Her teammates and coaches describe her as a hard worker. With a personal motto of “nothing can be done too well,” Shealy has proven herself to be a committed teammate and star Tar Heel.

Her interest in studying business was influenced by her father’s career as a banker, but she traces her attraction to the UNC Kenan-Flagler to her teammates. “When I came to Carolina, I was quickly pointed to UNC Kenan-Flagler by a couple of my teammates who were business majors and had nothing but great experiences,” she says.

Her strategic and technical skills on the field hockey field carry over to the classroom. She chose to study finance for the technical knowledge and skills needed to succeed in the field. It also appeals to her because it opens a creative side of business, allowing her to approach problems from many different angles, she said.
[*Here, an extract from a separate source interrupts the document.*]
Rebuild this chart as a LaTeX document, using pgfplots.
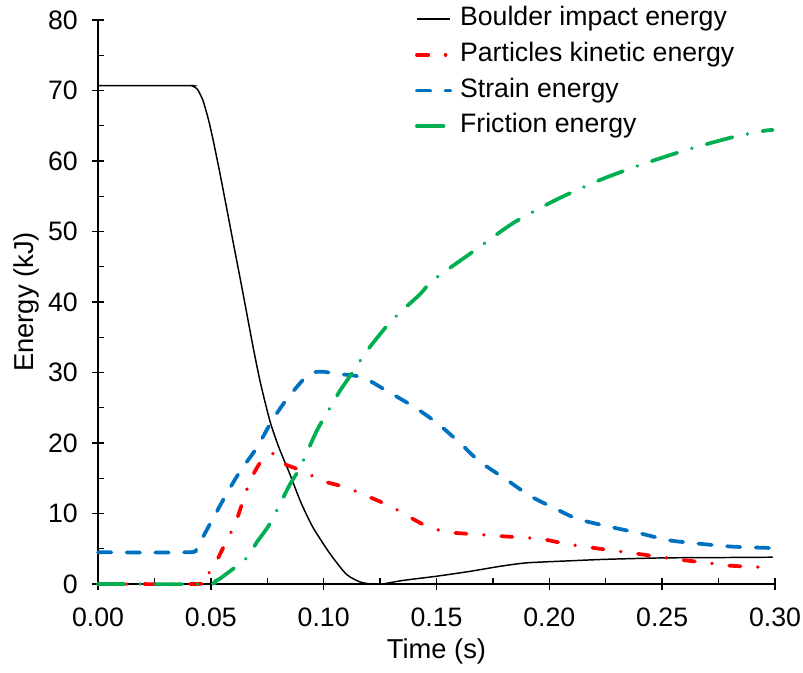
\documentclass[border=0pt]{standalone}
\usepackage{pgfplots}
\pgfplotsset{compat=1.18}
\usepackage{fontspec}
\setmainfont{Liberation Sans}
\definecolor{cred}{RGB}{255,0,0}
\definecolor{cblue}{RGB}{0,112,192}
\definecolor{cgreen}{RGB}{0,176,80}
\begin{document}
\begin{tikzpicture}
\useasboundingbox (-73.5pt,-66.75pt) rectangle (528.75pt,438pt);
\begin{axis}[
  at={(0pt,0pt)}, anchor=south west,
  scale only axis, width=507.75pt, height=423pt,
  xmin=0, xmax=0.3, ymin=0, ymax=80,
  axis lines=left, axis line style={-, line width=1.1pt},
  xtick={0,0.05,0.1,0.15,0.2,0.25,0.3},
  ytick={0,10,...,80},
  minor x tick num=1, minor y tick num=1,
  tick align=center, major tick length=9pt, minor tick length=4.5pt,
  every tick/.style={black, line width=1.1pt},
  minor x tick style={yshift=2.25pt},
  minor y tick style={xshift=2.25pt},
  /pgf/number format/assume math mode=true,
  xticklabel style={/pgf/number format/.cd, fixed, fixed zerofill, precision=2, /tikz/.cd,
     font=\fontsize{20}{20}\selectfont, anchor=center, yshift=-20.6pt},
  yticklabel style={font=\fontsize{20}{20}\selectfont, anchor=east, inner sep=0pt, xshift=-10.5pt},
  xlabel={Time (s)}, ylabel={Energy (kJ)},
  label style={font=\fontsize{20.5}{20.5}\selectfont},
  xlabel style={at={(axis description cs:0.5,-0.119)}, anchor=center},
  ylabel style={at={(axis description cs:-0.1063,0.5)}, anchor=center},
  clip=false,
  legend cell align=left,
  legend image code/.code={\draw[#1] (0pt,0pt) -- (25pt,0pt);},
  legend style={at={(rel axis cs:0.462,1.028)}, anchor=north west, draw=none, fill=none,
     font=\fontsize{20}{20}\selectfont, row sep=8.8pt,
     nodes={inner sep=0pt, text height=14pt, text depth=4pt}, column sep=6pt},
]
\addplot[black, line width=1.1pt, smooth, tension=0.4] coordinates {
(0,70.7) (0.040,70.7) (0.042,70.6) (0.044,70.2) (0.0465,68.6) (0.049,65.8) (0.051,63.0)
(0.054,58.3) (0.0563,54.5) (0.060,48.3) (0.0638,42.0) (0.0688,33.5) (0.072,28.5)
(0.0762,23.1) (0.080,19.5) (0.085,15.6) (0.090,11.5) (0.0953,8.0) (0.1028,4.3)
(0.110,1.4) (0.116,0.3) (0.121,0.0) (0.126,0.0) (0.135,0.5) (0.150,1.1) (0.165,1.8)
(0.178,2.5) (0.19,3.0) (0.21,3.3) (0.225,3.5) (0.250,3.7) (0.275,3.75) (0.299,3.8)
};
\addlegendentry{Boulder impact energy}
\addplot[cred, line width=2.8pt, line cap=round, dash pattern=on 8.5pt off 13pt on 0.01pt off 13pt, smooth, tension=0.4] coordinates {
(0,0) (0.044,0) (0.0452,0.4) (0.048,1.2) (0.051,2.3) (0.0554,5.1) (0.0607,8.5)
(0.0643,11.8) (0.0673,14.6) (0.0718,17.2) (0.0753,18.3) (0.078,18.5) (0.0814,17.2)
(0.0908,16.0) (0.0997,14.6) (0.110,13.7) (0.119,12.5) (0.1264,11.5) (0.131,10.8)
(0.138,9.5) (0.147,8.0) (0.1567,7.3) (0.1678,7.05) (0.1774,6.8) (0.1885,6.6)
(0.198,6.3) (0.209,5.6) (0.227,4.8) (0.2387,4.3) (0.25,3.8) (0.259,3.4) (0.27,3.0)
(0.28,2.6) (0.293,2.4) (0.299,2.4)
};
\addlegendentry{Particles kinetic energy}
\addplot[cblue, line width=2.8pt, line cap=round, dash pattern=on 10pt off 11.5pt, smooth, tension=0.4] coordinates {
(0,4.5) (0.040,4.5) (0.0437,5.1) (0.0496,8.5) (0.057,12.8) (0.063,16.0) (0.0703,19.3)
(0.077,23.1) (0.0836,26.2) (0.091,29.0) (0.0953,30.0) (0.100,30.1) (0.106,29.8)
(0.1146,29.5) (0.1205,28.8) (0.1279,27.4) (0.1397,25.2) (0.150,22.9) (0.1604,20.0)
(0.169,17.4) (0.181,14.8) (0.1914,12.5) (0.2032,10.6) (0.2127,9.2) (0.227,8.1)
(0.240,7.2) (0.253,6.2) (0.267,5.7) (0.281,5.3) (0.299,5.1)
};
\addlegendentry{Strain energy}
\addplot[cgreen, line width=2.8pt, line cap=round, dash pattern=on 20pt off 11.5pt on 0.01pt off 11.5pt, smooth, tension=0.4] coordinates {
(0,0) (0.048,0) (0.052,0.4) (0.0555,1.1) (0.0659,3.7) (0.0703,5.9) (0.0755,8.2)
(0.0806,11.3) (0.085,14.1) (0.0895,16.5) (0.0969,21.7) (0.1028,25.0) (0.1072,27.4)
(0.1117,29.5) (0.119,33.0) (0.128,36.6) (0.1338,38.5) (0.1427,41.1) (0.1485,43.1)
(0.166,47.1) (0.184,51.2) (0.203,54.5) (0.2224,57.3) (0.240,59.4) (0.261,61.6)
(0.2815,63.4) (0.2955,64.3) (0.299,64.4)
};
\addlegendentry{Friction energy}
\end{axis}
\end{tikzpicture}
\end{document}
After she was admitted into the top-ranked Business School, Shealy discovered her love for the challenging classes. She is excited about how the she can apply what she learns to the world outside of Carolina, as well as the flexibility she will have to explore a variety of career opportunities after graduation, which she was able to explore during a summer internship with private equity firm Texas Pacific Group in San Francisco.

Shealy hopes to use her business skills to work internationally. The idea of running a non-profit to help alleviate poverty globally appeals to her.

“While this may sound like the aspirations of many smart, young women, Loren gives us reason to believe that she will be able to accomplish anything that she sets her mind to,” says Anna Millar, senior associate director of admissions, recruiting and advising for the Undergraduate Business Program.

Shealy values the people at UNC Kenan-Flagler. “My professors have always gone above and beyond,” she says. “And I have learned so much from working in groups with my classmates.”

The respect is mutual. Her professors describe her as a “splendid young lady,” humble and well-liked. Accounting professor C.J. Skender says that she arrived early to his classes, always sat in the front row and finished at the top of each.

“She actively participated and emerged as a leader in the classroom,” Skender said. “A student like Loren comes along only a couple of times in a teacher’s lifetime.”

“She’s confident, personable, intelligent, conscientious, organized, driven and competitive,” says finance professor Chip Snively. “You name the superlative, you’ve got Loren Shealy. UNC and Kenan-Flagler are very fortunate to have Loren as student and representative of our programs” he says.